The Chennai-based firm is aiming to boost retail lending, which includes mortgages and loans underpinned by gold as collateral, to account for 60 percent of its loan book over the next two years, up from 52 percent at the end of December, according to Chief Executive Officer Mahesh Kumar Jain.
“We are positioning ourselves as a strong retail and mid-segment bank as growth in that segment is consistent,” Jain said in an interview last month. “We are not expanding our book in corporate credit” except to companies where the bank sees “visible cash flows,” he said.
Investors have been favoring consumer lenders over their commercial-focused peers amid a surge in bad loans from corporate debtors that has given India the highest stressed-loan ratio among Asia’s major economies. Shares of government banks with large corporate books like Syndicate Bank and Andhra Bank have underperformed their peers in the past 12 months amid concerns over corporate
repayments.
Indian Bank, meanwhile, has more than tripled in the year to Feb. 6, the most among 198 Asian lenders valued at more than $1 billion, data compiled by Bloomberg show. Manappuram Finance Ltd. and Muthoot Finance Ltd. are among other consumer-focused lenders that have
rallied in that time.
All of the 9 analysts tracking Indian Bank recommend investors buy or hold the stock, giving it a consensus rating of 4.33 percent out of five, the highest among India’s state-run banks, according to ratings compiled by Bloomberg.
There are signs that the stock is due for a breather: Analysts have a consensus 12-month target price of 287.11 rupees on the stock — 1.7 percent below its close on Monday — and its price-to-book valuation had jumped to 0.88 times, close to the most expensive level in three years, data compiled by Bloomberg show. Even at that price, Indian Bank’s equity is still trading at a discount to its net assets.
The stock lost 0.6 percent to 290.45 rupees as of 10:04 a.m. in Mumbai on Tuesday.
“Indian Bank is considered as the best bet among public sector banks right now due to their strong consumer-assets book and falling concerns on asset quality,” said Praveen I, a Chennai-based analyst at Cholamandalam Securities Ltd. “If the retail loans move to 60 percent of the total, that would be highest among top lenders in the country.
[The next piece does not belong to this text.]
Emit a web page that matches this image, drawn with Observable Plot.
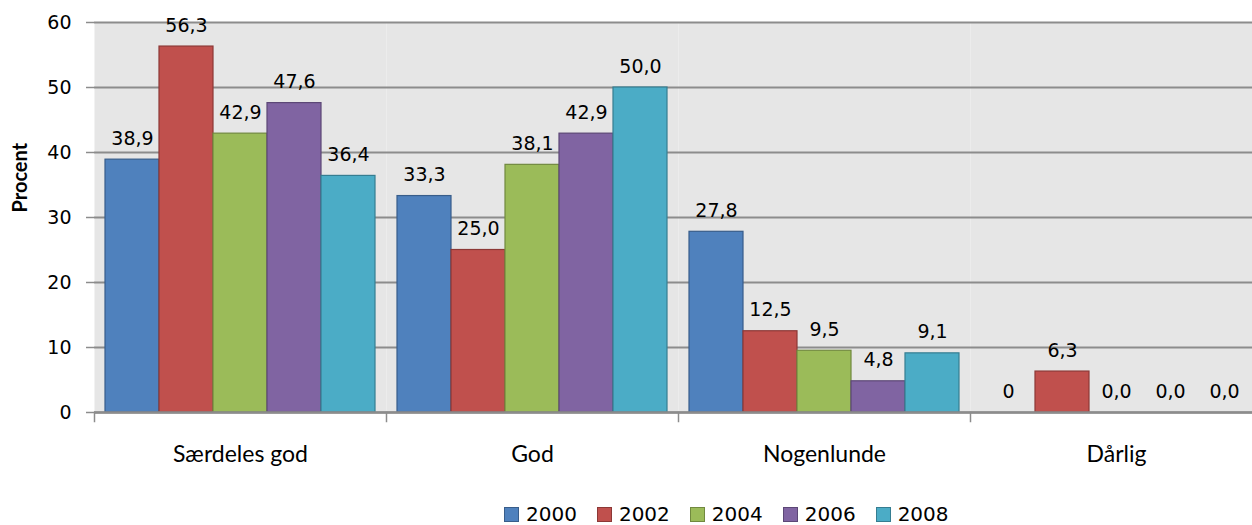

Even after the rally, it is a good buy at current valuations.”
HDFC Bank Ltd. has the biggest relative exposure among India’s lenders to consumer loans, which account for about 55 percent of its domestic book, exchange filings show.
Stressed Assets
With its focus on retail lending, Indian Bank’s bad loans are no longer a major concern for investors, Praveen said, adding that management’s guidance also suggests an improvement in coming quarters. The lender has stayed clear of highly indebted corporates that may find it tough to repay loans and is expecting asset quality to improve with a revival in the economy, Jain said.
The 109-year-old company’s stressed-asset ratio, or bad and restructured loans as a proportion of total lending, stood at 12.4 percent at the end of last year, relatively unchanged from a year earlier, filings show.
The ratio for the nation’s banking system was 12.3 percent by the end of September, while the level for retail loans — the segment that Indian Bank is focusing on — is just 2.4 percent, according to central bank data.
The government owns 82 percent of the lender, which had 2,617 branches and 28.57 million customers at the end of December, according to its website. The bank had a loan book of 1.26 trillion rupees ($18.8 billion) as of Dec. 31.